CRLF conversion bears a slight chance of corrupting data. autocrlf=true will convert CRLF to LF during commit and LF to CRLF during checkout. A file that contains a mixture of LF and CRLF before the commit cannot be recreated by git. For text files this is the right thing to do: it corrects line endings such that we have only LF line endings in the repository. But for binary files that are accidentally classified as text the conversion can corrupt data.
If you recognize such corruption early you can easily fix it by setting the conversion type explicitly in .gitattributes. Right after committing you still have the original file in your work tree and this file is not yet corrupted. You can explicitly tell git that this file is binary and git will handle the file appropriately.

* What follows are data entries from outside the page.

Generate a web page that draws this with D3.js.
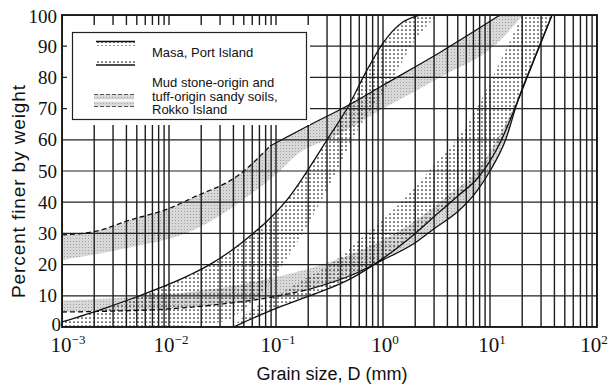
<!DOCTYPE html>
<html>
<head>
<meta charset="utf-8">
<script src="https://cdn.jsdelivr.net/npm/d3@7/dist/d3.min.js"></script>
<style>
  body { margin: 0; background: #fff; }
</style>
</head>
<body>
<div class="canvas"></div>
<script>
// values: [grain size D in mm, percent finer]
const yTicks = [0, 10, 20, 30, 40, 50, 60, 70, 80, 90, 100]
const xExponents = [-3, -2, -1, 0, 1, 2]

// Masa, Port Island : fine limit (dots on its lower side)
const masaFineEdge = [[0.001, 1.6], [0.0025, 6], [0.005, 9.7], [0.0157, 16.7], [0.024, 20], [0.04, 25], [0.061, 30], [0.08, 33.5], [0.1, 36.8], [0.125, 40.5], [0.16, 45.5], [0.2, 50.5], [0.3, 60], [0.47, 70.5], [0.7, 82], [1.0, 91], [1.5, 97.5], [2.2, 100]]
const masaFineInner = [[0.001, 0], [0.01, 0.3], [0.03, 1.5], [0.06, 8], [0.1, 17], [0.2, 33], [0.3, 44], [0.6, 64], [1.24, 80], [2, 92], [3.2, 100]]

// Masa, Port Island : coarse limit (dots on its upper side)
const masaCoarseEdge = [[0.04, 0], [0.05, 1.5], [0.1, 6], [0.2, 9.8], [0.5, 15.5], [1, 22], [2, 30], [3.4, 37], [5, 42], [7.8, 48], [12, 58], [18, 72], [26, 86], [38, 100]]
const masaCoarseInner = [[0.04, 0], [0.05, 3.5], [0.1, 10], [0.2, 16], [0.35, 21], [0.6, 28], [0.9, 33], [1.9, 44], [2.7, 50], [6.4, 66], [12.4, 85], [20, 100]]

// Rokko Island : fine limit, dashed part then solid part (gray below)
const rokkoFineDashed = [[0.001, 29.5], [0.00226, 31], [0.00405, 34], [0.01, 38], [0.0168, 41.5], [0.046, 49], [0.088, 58]]
const rokkoFineSolid = [[0.088, 58], [0.2, 64.5], [0.47, 71], [1.0, 77.5], [3.4, 88], [12.4, 100]]
const rokkoFineInner = [[0.001, 21.5], [0.00405, 25.3], [0.0168, 31], [0.046, 40], [0.1, 49], [0.168, 56], [0.33, 60.5], [0.94, 69.5], [3.4, 80], [11.7, 91], [20.3, 100]]

// Rokko Island : coarse limit, dashed part then solid part (gray above)
const rokkoCoarseDashed = [[0.001, 4.8], [0.003, 5.1], [0.01, 5.8], [0.03, 7.3], [0.1, 9.8], [0.2, 12]]
const rokkoCoarseSolid = [[0.2, 12], [0.5, 16.5], [1, 21.5], [2, 27], [3, 31.5], [5, 37], [7.5, 43.5], [10, 50], [14, 60], [18, 72], [26, 86], [38, 100]]
const rokkoCoarseInner = [[0.001, 8.5], [0.003, 9.2], [0.01, 10.5], [0.03, 12.5], [0.1, 16], [0.3, 20.5], [1, 28], [2, 34], [4, 42], [7.5, 50], [12, 61], [18, 73], [26, 87], [38, 100]]

const legendItems = ['Masa, Port Island', 'Mud stone-origin and', 'tuff-origin sandy soils,', 'Rokko Island']


const width = 609
const height = 385
const plot = { left: 62, right: 597, top: 15, bottom: 327 }

const svg = d3.select('.canvas')
    .append('svg')
    .attr('width', width)
    .attr('height', height)
    .style('display', 'block')

const xScale = d3.scaleLog().domain([1e-3, 1e2]).range([plot.left, plot.right])
const yScale = d3.scaleLinear().domain([0, 100]).range([plot.bottom, plot.top])

const defs = svg.append('defs')

defs.append('clipPath').attr('id', 'plotClip')
    .append('rect')
    .attr('x', plot.left).attr('y', plot.top)
    .attr('width', plot.right - plot.left).attr('height', plot.bottom - plot.top)

// dot stipple for Masa
const dots = defs.append('pattern').attr('id', 'dots')
    .attr('patternUnits', 'userSpaceOnUse').attr('width', 4).attr('height', 4)
dots.append('circle').attr('cx', 2).attr('cy', 2).attr('r', 0.85).attr('fill', '#1a1a1a')

// gray screen for Rokko
const grey = defs.append('pattern').attr('id', 'grey')
    .attr('patternUnits', 'userSpaceOnUse').attr('width', 3).attr('height', 3)
grey.append('rect').attr('width', 3).attr('height', 3).attr('fill', '#d8d8d8')
grey.append('rect').attr('x', 1).attr('y', 1).attr('width', 1).attr('height', 1).attr('fill', '#a0a0a0')

const lineGenerator = d3.line()
    .x(d => xScale(d[0]))
    .y(d => yScale(d[1]))
    .curve(d3.curveMonotoneX)

const bandPath = (edge, inner) =>
    lineGenerator(edge) + lineGenerator(inner.slice().reverse()).replace(/^M/, 'L') + 'Z'

const graph = svg.append('g').attr('clip-path', 'url(#plotClip)')

// bands
graph.append('path').attr('d', bandPath(rokkoFineDashed.concat(rokkoFineSolid.slice(1)), rokkoFineInner))
    .attr('fill', 'url(#grey)')
graph.append('path').attr('d', bandPath(rokkoCoarseDashed.concat(rokkoCoarseSolid.slice(1)), rokkoCoarseInner))
    .attr('fill', 'url(#grey)')
graph.append('path').attr('d', bandPath(masaFineEdge, masaFineInner))
    .attr('fill', 'url(#dots)')
graph.append('path').attr('d', bandPath(masaCoarseEdge, masaCoarseInner))
    .attr('fill', 'url(#dots)')

// grid
graph.append('g').selectAll('line')
    .data(xScale.ticks())
    .enter().append('line')
    .attr('x1', d => xScale(d)).attr('x2', d => xScale(d))
    .attr('y1', plot.top).attr('y2', plot.bottom)
    .attr('stroke', '#1e1e1e').attr('stroke-width', 1.4)

graph.append('g').selectAll('line')
    .data(yTicks)
    .enter().append('line')
    .attr('x1', plot.left).attr('x2', plot.right)
    .attr('y1', d => yScale(d)).attr('y2', d => yScale(d))
    .attr('stroke', '#222').attr('stroke-width', 1.2)

// curves
const curveStyle = (sel, dashed) => sel
    .attr('fill', 'none').attr('stroke', '#111').attr('stroke-width', 1.3)
    .attr('stroke-dasharray', dashed ? '5,3' : null)

graph.append('path').attr('d', lineGenerator(masaFineEdge)).call(curveStyle, false)
graph.append('path').attr('d', lineGenerator(masaCoarseEdge)).call(curveStyle, false)
graph.append('path').attr('d', lineGenerator(rokkoFineDashed)).call(curveStyle, true)
graph.append('path').attr('d', lineGenerator(rokkoFineSolid)).call(curveStyle, false)
graph.append('path').attr('d', lineGenerator(rokkoCoarseDashed)).call(curveStyle, true)
graph.append('path').attr('d', lineGenerator(rokkoCoarseSolid)).call(curveStyle, false)

// frame
svg.append('rect')
    .attr('x', plot.left).attr('y', plot.top)
    .attr('width', plot.right - plot.left).attr('height', plot.bottom - plot.top)
    .attr('fill', 'none').attr('stroke', '#111').attr('stroke-width', 1.8)

// legend (blanks the grid behind it)
const legend = svg.append('g')
legend.append('rect').attr('x', 67).attr('y', 25).attr('width', 243).attr('height', 100).attr('fill', '#fff')
legend.append('rect').attr('x', 72.5).attr('y', 32.5).attr('width', 234).attr('height', 87)
    .attr('fill', '#fff').attr('stroke', '#222').attr('stroke-width', 1.2)

legend.append('rect').attr('x', 96).attr('y', 42).attr('width', 39).attr('height', 4).attr('fill', 'url(#dots)')
legend.append('line').attr('x1', 96).attr('x2', 135).attr('y1', 41.5).attr('y2', 41.5).attr('stroke', '#111').attr('stroke-width', 1.3)
legend.append('rect').attr('x', 96).attr('y', 59).attr('width', 39).attr('height', 5).attr('fill', 'url(#dots)')
legend.append('line').attr('x1', 96).attr('x2', 135).attr('y1', 65).attr('y2', 65).attr('stroke', '#111').attr('stroke-width', 1.3)

legend.append('rect').attr('x', 94).attr('y', 94.5).attr('width', 40).attr('height', 5).attr('fill', 'url(#grey)')
legend.append('line').attr('x1', 94).attr('x2', 134).attr('y1', 94.5).attr('y2', 94.5)
    .attr('stroke', '#555').attr('stroke-width', 1).attr('stroke-dasharray', '4,2')
legend.append('rect').attr('x', 94).attr('y', 101.5).attr('width', 40).attr('height', 5).attr('fill', 'url(#grey)')
legend.append('line').attr('x1', 94).attr('x2', 134).attr('y1', 106.5).attr('y2', 106.5)
    .attr('stroke', '#555').attr('stroke-width', 1).attr('stroke-dasharray', '4,2')

legend.selectAll('text.item')
    .data(legendItems)
    .enter().append('text')
    .attr('class', 'item')
    .attr('x', 152)
    .attr('y', (d, i) => i === 0 ? 57 : 87 + (i - 1) * 13.5)
    .attr('font-family', 'Liberation Sans, Arial, sans-serif')
    .attr('font-size', 13)
    .attr('fill', '#111')
    .text(d => d)

// y tick labels
svg.append('g').selectAll('text')
    .data(yTicks)
    .enter().append('text')
    .attr('x', d => d === 0 ? 61 : 57)
    .attr('y', d => yScale(d) + (d === 100 ? 7.5 : d === 0 ? 4 : 6.5))
    .attr('text-anchor', 'end')
    .attr('font-family', 'Liberation Serif, Times New Roman, serif')
    .attr('font-size', 19)
    .attr('fill', '#111')
    .text(d => d)

// x tick labels 10^n
const xLabels = svg.append('g').selectAll('text')
    .data(xExponents)
    .enter().append('text')
    .attr('x', d => d === -3 ? 68 : d === 2 ? 594 : xScale(Math.pow(10, d)) + 2)
    .attr('y', 352)
    .attr('text-anchor', 'middle')
    .attr('font-family', 'Liberation Serif, Times New Roman, serif')
    .attr('fill', '#111')
xLabels.append('tspan').attr('font-size', 21).text('10')
xLabels.append('tspan').attr('font-size', 13).attr('dy', -8).text(d => d < 0 ? '\u2212' + (-d) : String(d))

// axis titles
svg.append('text')
    .attr('x', 332).attr('y', 380)
    .attr('text-anchor', 'middle')
    .attr('font-family', 'Liberation Sans, Arial, sans-serif')
    .attr('font-size', 18)
    .attr('fill', '#111')
    .text('Grain size, D (mm)')

svg.append('text')
    .attr('transform', 'translate(25,191) rotate(-90)')
    .attr('text-anchor', 'middle')
    .attr('font-family', 'Liberation Sans, Arial, sans-serif')
    .attr('font-size', 19)
    .attr('letter-spacing', 0.9)
    .attr('fill', '#111')
    .text('Percent finer by weight')
</script>
</body>
</html>
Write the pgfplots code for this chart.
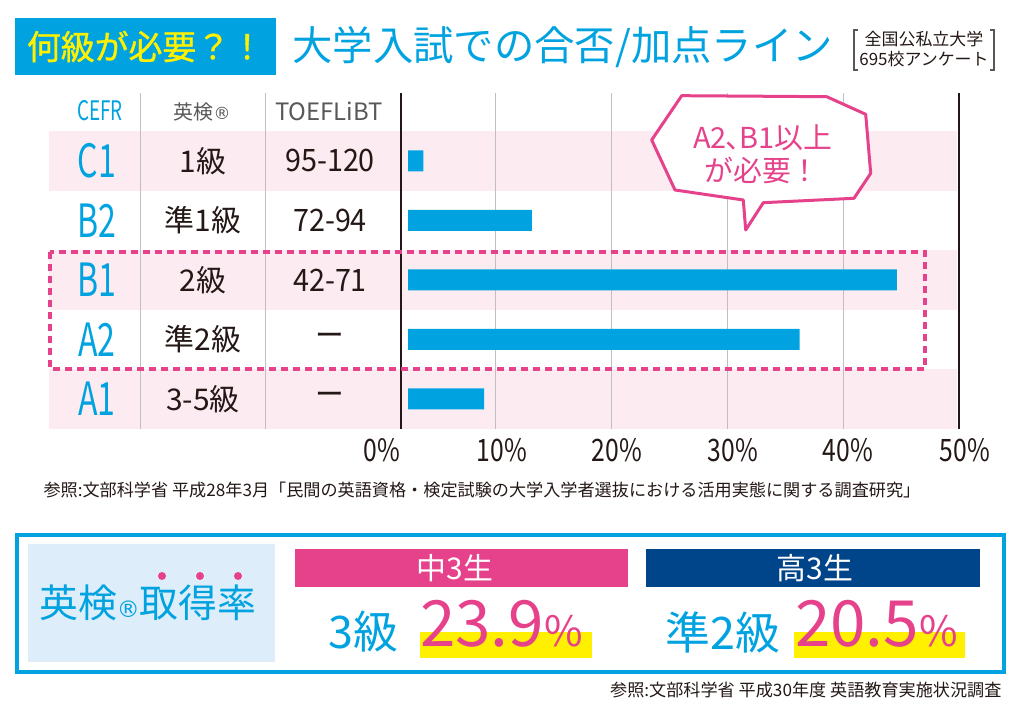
\documentclass[border=0pt]{standalone}
\usepackage{fontspec}
\usepackage{pgfplots}
\pgfplotsset{compat=1.18}
\setmainfont{Noto Sans CJK JP}
\newfontfamily\condA[FakeStretch=0.7]{Noto Sans CJK JP}
\newfontfamily\condB[FakeStretch=0.8]{Noto Sans CJK JP}
\newfontfamily\condC[FakeStretch=0.93]{Noto Sans CJK JP}
\newfontfamily\heavy[FakeBold=1]{Noto Sans CJK JP}
\newfontfamily\dejavu{DejaVu Sans}
\newcommand\fs[1]{\fontsize{#1}{#1}\selectfont}

\definecolor{cyanb}{HTML}{00A3E0}
\definecolor{pinkb}{HTML}{E6428B}
\definecolor{band}{HTML}{FCEBF1}
\definecolor{yel}{HTML}{FFF000}
\definecolor{navy}{HTML}{004589}
\definecolor{lightb}{HTML}{DDEDF9}
\definecolor{dark}{HTML}{231815}
\definecolor{graytxt}{HTML}{595757}
\definecolor{grid}{HTML}{BFBFBF}

% one table row: y, CEFR, Eiken, TOEFL
\newcommand\tabrow[4]{%
  \node[text=cyanb,font=\condA\fs{46}] at (axis cs:-26.84,#1) {#2};
  \node[text=dark,font=\fs{30}] at (axis cs:-17.69,#1) {#3};
  \node[text=dark,font=\condC\fs{31}] at (axis cs:-6.73,#1) {#4};
}

\begin{document}
\begin{tikzpicture}[x=1bp,y=1bp]
\useasboundingbox (0,0) rectangle (1024,702);

% title row
\fill[cyanb] (15,627) rectangle (276,684);
\node[text=yel,font=\heavy\fs{34}] at (145.5,655.5) {何級が必要？！};
\node[anchor=west,text=cyanb,font=\fs{40.5}] at (289,655) {大学入試での合否/加点ライン};
\draw[graytxt,line width=1.2bp] (858,672)--(854,672)--(854,632)--(858,632);
\draw[graytxt,line width=1.2bp] (990,672)--(994,672)--(994,632)--(990,632);
\node[text=dark,font=\fs{17}] at (924,663) {全国公私立大学};
\node[text=dark,font=\fs{17}] at (924,643) {695校アンケート};

\begin{axis}[
    at={(49bp,273.25bp)}, anchor=south west,
    scale only axis, width=975bp, height=336.2bp,
    xmin=-30.99, xmax=53.17, ymin=-0.5, ymax=5.15,
    axis line style={draw=none}, clip=false,
    ytick=\empty,
    xtick={-2.24,8.11,18.04,28.05,37.97,48.07},
    xticklabels={0\%,10\%,20\%,30\%,40\%,50\%},
    major tick length=0pt,
    xticklabel style={anchor=center, yshift=-21bp, text=dark, font=\condB\fs{31}},
    xbar, bar width=21bp,
]
    % row bands
    \fill[band] (axis cs:-30.99,3.5) rectangle (axis cs:47.38,4.5);
    \fill[band] (axis cs:-30.99,1.5) rectangle (axis cs:47.38,2.5);
    \fill[band] (axis cs:-30.99,-0.5) rectangle (axis cs:47.38,0.5);
    % column dividers and grid
    \draw[grid,line width=1bp] (axis cs:-23.13,-0.5) -- (axis cs:-23.13,5.15);
    \draw[grid,line width=1bp] (axis cs:-12.28,-0.5) -- (axis cs:-12.28,5.15);
    \draw[grid,line width=1bp] (axis cs:7.57,-0.5) -- (axis cs:7.57,5.15);
    \draw[grid,line width=1bp] (axis cs:17.58,-0.5) -- (axis cs:17.58,5.15);
    \draw[grid,line width=1bp] (axis cs:27.56,-0.5) -- (axis cs:27.56,5.15);
    \draw[grid,line width=1bp] (axis cs:37.57,-0.5) -- (axis cs:37.57,5.15);
    \draw[dark,line width=2bp] (axis cs:-0.60,-0.5) -- (axis cs:-0.60,5.15);
    \draw[dark,line width=2bp] (axis cs:47.56,-0.5) -- (axis cs:47.56,5.15);

    \addplot[fill=cyanb, draw=none] coordinates {
        (1.32,4) (10.68,3) (42.2,2) (33.8,1) (6.56,0)
    };

    % headers
    \node[text=cyanb,font=\condA\fs{27}] at (axis cs:-26.58,4.84) {CEFR};
    \node[text=graytxt,font=\fs{20}] at (axis cs:-17.78,4.82) {英検{\dejavu\fs{17}®}};
    \node[text=graytxt,font=\fs{24}] at (axis cs:-6.82,4.84) {TOEFLiBT};
    % table body
    \tabrow{4}{C1}{1級}{95-120}
    \tabrow{3}{B2}{準1級}{72-94}
    \tabrow{2}{B1}{2級}{42-71}
    \tabrow{1}{A2}{準2級}{ー}
    \tabrow{0}{A1}{3-5級}{ー}
\end{axis}

% speech bubble
\draw[pinkb,fill=white,line width=3bp,line join=round]
  (681.7,606.3) -- (826.7,605.3) -- (865.7,587.7) -- (870.7,528.7) -- (854,503.7)
  -- (763.3,499.3) -- (745.7,472) -- (743.3,502) -- (675,512) -- (651.7,562) -- cycle;
\node[text=pinkb,font=\fs{29}] at (763,564) {A2\hspace{-0.05em}、\hspace{-0.5em}B1以上};
\node[text=pinkb,font=\fs{29}] at (762,532) {が必要！};

% dashed highlight
\draw[pinkb,line width=3.5bp,dash pattern=on 7bp off 5bp] (50,450) rectangle (925,333);

% source
\node[anchor=west,text=dark,font=\fs{17.2}] at (40,212)
  {参照:文部科学省 平成28年3月「民間の英語資格・検定試験の大学入学者選抜における活用実態に関する調査研究」};

% bottom panel
\draw[cyanb,line width=4bp] (16.5,167) rectangle (1004,30);
\fill[lightb] (28,158) rectangle (275,40);
\node[anchor=west,text=cyanb,inner sep=0pt] at (39,99) {{\fs{39}英検}{\dejavu\fs{23}®}{\fs{39}取得率}};
\foreach \x in {162,200,238} \fill[pinkb] (\x,126) circle (4);

\fill[pinkb] (295,153) rectangle (628,115);
\node[text=white,font=\fs{30}] at (455,134) {中3生};
\fill[navy] (646,153) rectangle (980,115);
\node[text=white,font=\fs{30}] at (815,134) {高3生};

\fill[yel] (420,70) rectangle (592,44);
\fill[yel] (794,70) rectangle (965,44);
\node[text=cyanb,font=\fs{45}] at (363,70) {3級};
\node[anchor=base west,text=pinkb,inner sep=0pt] at (420,55) {{\fs{64}23.9}{\fs{42}\%}};
\node[text=cyanb,font=\fs{45}] at (723,70) {準2級};
\node[anchor=base west,text=pinkb,inner sep=0pt] at (795,55) {{\fs{64}20.5}{\fs{42}\%}};

\node[anchor=east,text=dark,font=\fs{17.2}] at (1005,12) {参照:文部科学省 平成30年度 英語教育実施状況調査};
\end{tikzpicture}
\end{document}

Unfortunately, the desired effect of cleaning up text files with mixed line endings and the undesired effect of corrupting binary files cannot be distinguished. In both cases CRLFs are removed in an irreversible way. For text files this is the right thing to do because CRLFs are line endings, while for binary files converting CRLFs corrupts data.
Note, this safety check does not mean that a checkout will generate a file identical to the original file for a different setting of core.autocrlf, but only for the current one. For example, a text file with LF would be accepted with core.autocrlf=input and could later be checked out with core.autocrlf=true, in which case the resulting file would contain CRLF, although the original file contained LF. However, in both work trees the line endings would be consistent, that is either all LF or all CRLF, but never mixed. A file with mixed line endings would be reported by the core.safecrlf mechanism.
Since when has it been the domain of a version control system to actually change a file’s contents when it is checked in or out? I know that Linus is quite opinionated when it comes to the Right Way of handling line endings, but this is absurd. I don’t want my version control system to touch that at all. I’m a big boy, and I can figure out how to get my tools and editor to play nice with the appropriate line endings for my system. What I don’t need is the introduction of a possible source of confounding errors that typically take forever to track down. Line endings can be akin to trying to figure out why a multi-line shell script isn’t running properly, when the problem is that there is some extra whitespace after one of the line continuation characters. All hell would break loose if the version control system took it upon itself to adjust whitespace in your files!
I suppose that this is all a non-issue if you run things on Linux as Linus intends you to.